Jestem wściekły. Tak, dokładnie jestem wściekły, bo w imię wąskiego, polityczno-medialnego interesu ponownie skrzywdzono dzieci. A jako, że znam osoby skrzywdzone seksualnie, wiem, jaka ciąży na nich trauma, a że problemem zajmuje się od lat, to mam również świadomość, co tak naprawdę zrobiono.
O czym mówię? O ujawnieniu przez Radio Szczecin danych osobowych ofiar pedofilii. Nie, oczywiście nie wprost, ale opisując sprawę w ten sposób i jasno wskazując rodzica skrzywdzonych, by wszystko stało się jasne. Dlaczego to zrobiono? Z przyczyn politycznych, żeby uderzyć w PO. I choć z tą partią mi nie po drodze, to będę zdecydowanie bronił dzieci, których dane - pośrednio - ujawniono.
Zacznę od pytanie, jakie dobro kryć się miało za podaniem (lekko tylko skrytych) danych rodziny ofiar skrzywdzonych? Argument, że chodziło o ujawnienie faktu milczenia ich rodziców jest nieadekwatny. Dlaczego? Bo po pierwsze rodzina dzieci zareagowała, jak trzeba. Zgłosiła sprawę do organów ścigania, te zadziałały, przestępca został skazany i przebywa w więzieniu. A dzieci potrzebują - poza sprawiedliwością wobec sprawy, która się dokonała - terapii i ciszy, a nie medialnego zgiełku, potrzebują czasu na poskładanie niełatwego rozbitego przez zbrodnię pedofilii życia. Medialny szum oznacza, że teraz o tym, jak je skrzywdzono, będą wiedzieli ich szkolni koledzy, znajomi, a dzieci bywają naprawdę okrutne.
Ujawnienie danych pedofila można usprawiedliwić, bo to dodatkowa stygmatyzacja.
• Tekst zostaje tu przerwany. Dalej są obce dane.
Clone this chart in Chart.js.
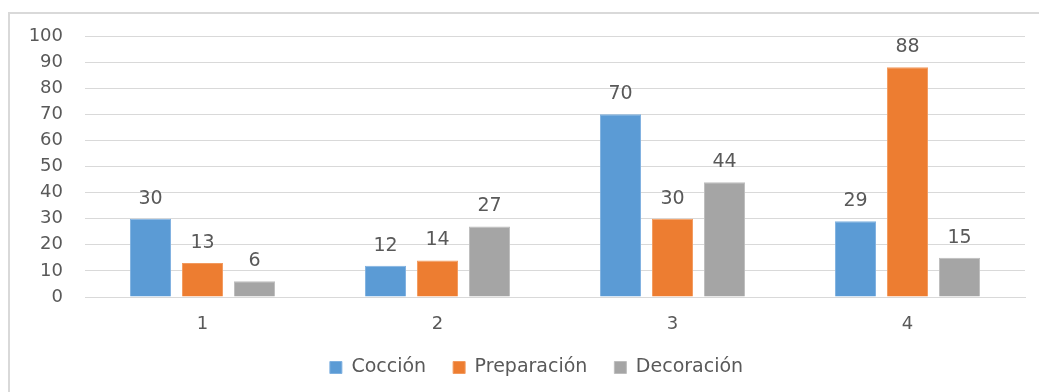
<!DOCTYPE html>
<html>
<head>
<meta charset="utf-8">
<script src="https://cdn.jsdelivr.net/npm/chart.js@4"></script>
<style>
  html, body { margin: 0; padding: 0; background: #fff; overflow: hidden; }
  #frame { position: absolute; left: 8px; top: 12px; width: 1060px; height: 420px; border: 2px solid #d9d9d9; }
  #wrap { position: absolute; left: 0; top: 0; width: 1039px; height: 392px; }
</style>
</head>
<body>
<div id="frame"></div>
<div id="wrap"><canvas id="chart" width="1039" height="392"></canvas></div>
<script>
const categories = ['1', '2', '3', '4'];
const coccion = [30, 12, 70, 29];
const preparacion = [13, 14, 30, 88];
const decoracion = [6, 27, 44, 15];
const seriesNames = ['Cocción', 'Preparación', 'Decoración'];

const TEXT = '#595959';
const FONT = 'DejaVu Sans';

// Writes each bar's value just above it
const valueLabels = {
  id: 'valueLabels',
  afterDatasetsDraw(chart) {
    const ctx = chart.ctx;
    ctx.save();
    ctx.font = '19px "' + FONT + '"';
    ctx.fillStyle = TEXT;
    ctx.textAlign = 'center';
    ctx.textBaseline = 'middle';
    chart.data.datasets.forEach((ds, i) => {
      chart.getDatasetMeta(i).data.forEach((bar, j) => {
        ctx.fillText(String(ds.data[j]), bar.x, bar.y - 20);
      });
    });
    ctx.restore();
  }
};

// The legend sits centred on the outer frame rather than on the canvas
const legendShift = {
  id: 'legendShift',
  afterLayout(chart) {
    const lg = chart.legend;
    lg.left += 24; lg.right += 24;
    lg.top += 2; lg.bottom += 2;
  }
};

new Chart(document.getElementById('chart'), {
  type: 'bar',
  data: {
    labels: categories,
    datasets: [
      { label: seriesNames[0], data: coccion, backgroundColor: '#5b9bd5', borderColor: '#7fb1e0', borderWidth: 1 },
      { label: seriesNames[1], data: preparacion, backgroundColor: '#ed7d31', borderColor: '#f29a5e', borderWidth: 1 },
      { label: seriesNames[2], data: decoracion, backgroundColor: '#a5a5a5', borderColor: '#bdbdbd', borderWidth: 1 }
    ]
  },
  options: {
    responsive: false,
    animation: false,
    events: [],
    layout: { padding: { top: 36, right: 14, bottom: 7, left: 0 } },
    datasets: { bar: { categoryPercentage: 0.664, barPercentage: 0.79 } },
    scales: {
      x: {
        grid: { display: false, drawTicks: false },
        border: { display: true, color: '#d9d9d9', width: 1 },
        ticks: { color: TEXT, font: { family: FONT, size: 18 }, padding: 17 },
        afterFit(s) { s.height = 32; }
      },
      y: {
        min: 0, max: 100,
        grid: { color: '#d9d9d9', lineWidth: 1, drawTicks: false },
        border: { display: false },
        ticks: { stepSize: 10, color: TEXT, font: { family: FONT, size: 18 }, padding: 22 },
        afterFit(s) { s.width = 85; }
      }
    },
    plugins: {
      legend: {
        position: 'bottom',
        labels: {
          color: TEXT,
          font: { family: FONT, size: 19 },
          boxWidth: 12, boxHeight: 12,
          padding: 27
        }
      },
      tooltip: { enabled: false }
    }
  },
  plugins: [valueLabels, legendShift]
});
</script>
</body>
</html>
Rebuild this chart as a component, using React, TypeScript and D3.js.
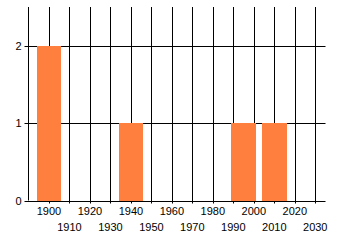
import React from "react";
import * as d3 from "d3";

const years = [1900, 1940, 1995, 2010];
const counts = [2, 1, 1, 1];
const xTicks = [1900, 1910, 1920, 1930, 1940, 1950, 1960, 1970, 1980, 1990, 2000, 2010, 2020, 2030];
const yTicks = [0, 1, 2];

export default function App() {
  const W = 340, H = 245;
  const left = 28.5, right = 325.5, top = 7, bottom = 200.5;
  const x = d3.scaleLinear().domain([1890, 2035]).range([left, right]);
  const y = d3.scaleLinear().domain([0, 2.5]).range([bottom, top]);
  const barW = 12;
  const font = "'Liberation Sans', Arial, sans-serif";
  return (
    <svg width={W} height={H} style={{ position: "absolute", left: 0, top: 0, background: "#fff" }}>
      {xTicks.map((t) => (
        <line key={"vx" + t} x1={Math.round(x(t)) + 0.5} x2={Math.round(x(t)) + 0.5} y1={top} y2={bottom + 3} stroke="#000" strokeWidth={1} />
      ))}
      {yTicks.map((t) => (
        <line key={"hy" + t} x1={left - 4} x2={right} y1={Math.round(y(t)) + 0.5} y2={Math.round(y(t)) + 0.5} stroke="#000" strokeWidth={1} />
      ))}
      <line x1={left} x2={left} y1={top} y2={bottom} stroke="#000" strokeWidth={1} />
      {years.map((yr, i) => (
        <rect key={"b" + yr} x={Math.round(x(yr - barW / 2))} y={Math.round(y(counts[i]))} width={Math.round(x(yr + barW / 2)) - Math.round(x(yr - barW / 2))} height={Math.round(y(0)) - Math.round(y(counts[i]))} fill="#FF7F3F" />
      ))}
      {yTicks.map((t) => (
        <text key={"yl" + t} x={left - 7} y={y(t) + 4} textAnchor="end" fontFamily={font} fontSize={11} fill="#000">{t}</text>
      ))}
      {xTicks.map((t, i) => (
        <text key={"xl" + t} x={x(t)} y={i % 2 === 0 ? 215 : 231} textAnchor="middle" fontFamily={font} fontSize={11} fill="#000">{t}</text>
      ))}
    </svg>
  );
}
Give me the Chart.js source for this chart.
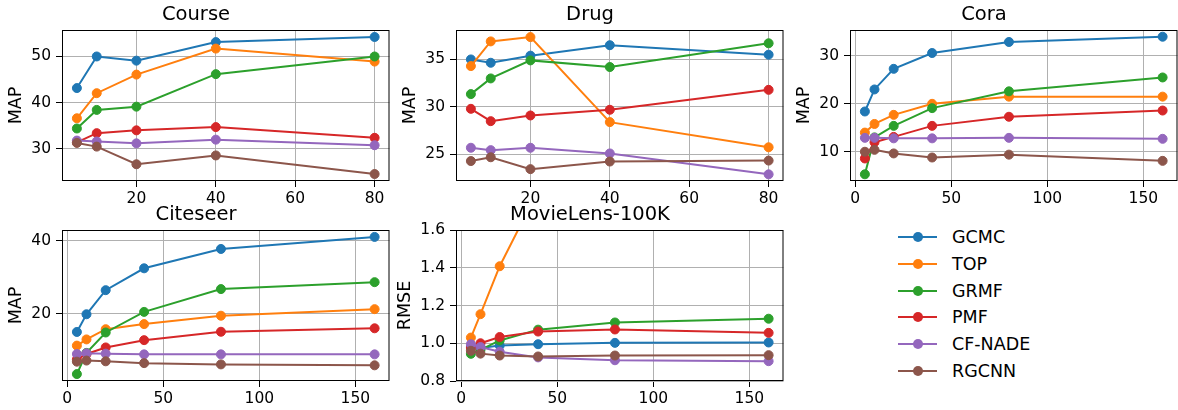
<!DOCTYPE html>
<html>
<head>
<meta charset="utf-8">
<script src="https://cdn.jsdelivr.net/npm/chart.js@4.4.0/dist/chart.umd.min.js"></script>
<style>
  body { margin: 0; background: #fff; overflow: hidden; width: 1178px; height: 410px; position: relative; font-family: "DejaVu Sans", sans-serif; }
  canvas { position: absolute; }
  .leg { position: absolute; left: 898px; height: 24px; width: 200px; }
  .leg .ln { position: absolute; left: 0; top: 11px; width: 39px; height: 2px; }
  .leg .dt { position: absolute; left: 14.5px; top: 7px; width: 10px; height: 10px; border-radius: 50%; }
  .leg .tx { position: absolute; left: 54px; top: 0; line-height: 24px; font-size: 17.5px; color: #000; white-space: nowrap; }
</style>
</head>
<body>
<canvas id="course" width="395" height="211" style="left:0px;top:0px"></canvas>
<canvas id="drug" width="395" height="211" style="left:394px;top:0px"></canvas>
<canvas id="cora" width="395" height="211" style="left:788px;top:0px"></canvas>
<canvas id="citeseer" width="395" height="211" style="left:0px;top:200px"></canvas>
<canvas id="movielens" width="395" height="211" style="left:394px;top:200px"></canvas>
<div id="legend"></div>
<script>
// methods and colours (matplotlib default cycle)
var methods = ["GCMC", "TOP", "GRMF", "PMF", "CF-NADE", "RGCNN"];
var colors = ["#1f77b4", "#ff7f0e", "#2ca02c", "#d62728", "#9467bd", "#8c564b"];

// x values
var xShort = [5, 10, 20, 40, 80];
var xLong = [5, 10, 20, 40, 80, 160];

// one row per method, same order as methods
var course = [
  [43.1, 49.9, 49.0, 53.0, 54.1],
  [36.6, 42.0, 46.0, 51.6, 48.8],
  [34.4, 38.4, 39.1, 46.1, 49.9],
  [31.4, 33.4, 34.0, 34.7, 32.4],
  [31.8, 31.6, 31.2, 32.0, 30.8],
  [31.3, 30.5, 26.7, 28.6, 24.6]
];
var drug = [
  [35.0, 34.65, 35.4, 36.5, 35.5],
  [34.3, 36.9, 37.35, 28.4, 25.75],
  [31.35, 33.0, 34.9, 34.2, 36.7],
  [29.8, 28.5, 29.1, 29.7, 31.8],
  [25.7, 25.45, 25.7, 25.1, 22.9],
  [24.3, 24.7, 23.45, 24.25, 24.35]
];
var cora = [
  [18.4, 23.0, 27.3, 30.6, 32.9, 34.0],
  [14.0, 15.8, 17.7, 20.0, 21.5, 21.5],
  [5.3, 13.0, 15.4, 19.1, 22.6, 25.5],
  [8.6, 12.0, 13.1, 15.4, 17.3, 18.6],
  [12.9, 12.9, 12.8, 12.8, 12.9, 12.7],
  [10.0, 10.4, 9.65, 8.8, 9.4, 8.1]
];
var citeseer = [
  [15.05, 19.9, 26.5, 32.5, 37.8, 41.1],
  [11.3, 13.0, 15.8, 17.2, 19.5, 21.3],
  [3.5, 9.3, 14.9, 20.55, 26.8, 28.7],
  [7.5, 9.0, 10.8, 12.8, 15.1, 16.05],
  [9.0, 9.2, 9.1, 8.9, 8.9, 8.9],
  [6.9, 7.2, 7.0, 6.5, 6.15, 5.9]
];
var movielens = [
  [0.98, 0.975, 0.988, 0.995, 1.002, 1.004],
  [1.03, 1.154, 1.408, 1.81, 2.3, 2.9],
  [0.944, 0.965, 1.015, 1.072, 1.11, 1.13],
  [0.975, 1.0, 1.033, 1.062, 1.073, 1.055],
  [0.995, 0.98, 0.955, 0.925, 0.91, 0.905],
  [0.96, 0.945, 0.935, 0.93, 0.935, 0.937]
];

// tick labels
var xTicksShort = [20, 40, 60, 80];
var xTicksLong = [0, 50, 100, 150];
var yTicksCourse = [30, 40, 50];
var yTicksDrug = [25, 30, 35];
var yTicksCora = [10, 20, 30];
var yTicksCiteseer = [20, 40];
var yTicksMovie = [0.8, 1.0, 1.2, 1.4, 1.6];

Chart.defaults.font.family = "'DejaVu Sans', sans-serif";
Chart.defaults.color = "#000";

// box around the plot like matplotlib spines
var frame = {
  id: "frame",
  afterDraw: function(chart) {
    var a = chart.chartArea, c = chart.ctx;
    c.save();
    c.strokeStyle = "#000";
    c.lineWidth = 1;
    c.strokeRect(a.left + 0.5, a.top + 0.5, a.right - a.left - 1, a.bottom - a.top - 1);
    c.restore();
  }
};

function makeChart(id, title, yLabel, xs, rows, xMin, xMax, xTicks, yMin, yMax, yTicks, yDigits, yPad) {
  var datasets = methods.map(function(m, i) {
    return {
      label: m,
      data: xs.map(function(x, j) { return { x: x, y: rows[i][j] }; }),
      borderColor: colors[i],
      backgroundColor: colors[i],
      pointBackgroundColor: colors[i],
      pointBorderColor: colors[i],
      borderWidth: 2,
      pointRadius: 4.5,
      pointBorderWidth: 1,
      tension: 0,
      order: methods.length - i
    };
  });
  var grid = { color: "#b0b0b0", tickColor: "#000", tickLength: 6, lineWidth: 1 };
  return new Chart(document.getElementById(id), {
    type: "line",
    data: { datasets: datasets },
    options: {
      responsive: false,
      animation: false,
      events: [],
      layout: { padding: { top: 0, right: 3, bottom: 0, left: 0 } },
      plugins: {
        legend: { display: false },
        tooltip: { enabled: false },
        title: { display: true, text: title, color: "#000", font: { size: 19.5, weight: "normal" }, padding: { top: 3.3, bottom: 3.3 } }
      },
      scales: {
        x: {
          type: "linear", min: xMin, max: xMax,
          afterBuildTicks: function(s) { s.ticks = xTicks.map(function(v) { return { value: v }; }); },
          afterFit: function(s) { s.height = 30; },
          ticks: { color: "#000", font: { size: 15.5 }, padding: 3, autoSkip: false, maxRotation: 0 },
          grid: grid,
          border: { display: false }
        },
        y: {
          min: yMin, max: yMax,
          afterBuildTicks: function(s) { s.ticks = yTicks.map(function(v) { return { value: v }; }); },
          afterFit: function(s) { s.width = 62; },
          ticks: {
            color: "#000", font: { size: 15.5 }, padding: 5, autoSkip: false,
            callback: function(v) { return v.toFixed(yDigits); }
          },
          title: { display: true, text: yLabel, color: "#000", font: { size: 17.5 }, padding: { top: yPad, bottom: 0 } },
          grid: grid,
          border: { display: false }
        }
      }
    },
    plugins: [frame]
  });
}

makeChart("course", "Course", "MAP", xShort, course, 1.25, 83.75, xTicksShort, 23.1, 55.6, yTicksCourse, 0, 5.5);
makeChart("drug", "Drug", "MAP", xShort, drug, 1.25, 83.75, xTicksShort, 22.2, 38.1, yTicksDrug, 0, 5.5);
makeChart("cora", "Cora", "MAP", xLong, cora, -2.75, 167.75, xTicksLong, 3.9, 35.4, yTicksCora, 0, 5.5);
makeChart("citeseer", "Citeseer", "MAP", xLong, citeseer, -2.75, 167.75, xTicksLong, 1.6, 43.0, yTicksCiteseer, 0, 5.5);
makeChart("movielens", "MovieLens-100K", "RMSE", xLong, movielens, -2.75, 167.75, xTicksLong, 0.8, 1.6, yTicksMovie, 1, 0.5);

// legend in the empty sixth panel
var leg = document.getElementById("legend");
methods.forEach(function(m, i) {
  var d = document.createElement("div");
  d.className = "leg";
  d.style.top = (236.7 + i * 26.9 - 12) + "px";
  d.innerHTML = '<span class="ln" style="background:' + colors[i] + '"></span>' +
                '<span class="dt" style="background:' + colors[i] + '"></span>' +
                '<span class="tx">' + m + '</span>';
  leg.appendChild(d);
});
</script>
</body>
</html>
Jednak dane osoby skrzywdzonej mogą być ujawnione tylko w sytuacji, gdy ona sama tego chce, gdy jest świadoma ceny, jaką może za to zapłacić i gdy istnieje społeczny interes, by to zrobić. Takim interesem może być przerwanie zmowy milczenia wokół tuszowania takich spraw, doprowadzenie do skazania przestępcy, pokazanie, jak działał system tuszowania spraw i umożliwiania dalszych działań przestępcom. Tyle, że w tej sprawie nie ma ani zgody skrzywdzonych (ona i tak nie miałaby znaczenia, bo są to osoby małoletnie). Sprawca nie został przeniesiony do innego miasta, partia-matka nie broniła go, a on sam przebywa w więzieniu.
I dlatego nie ma żadnych powodów, by usprawiedliwić tego typu działanie. Jest ono moralnie niedopuszczalne. Tylko tyle w tej sprawie można powiedzieć.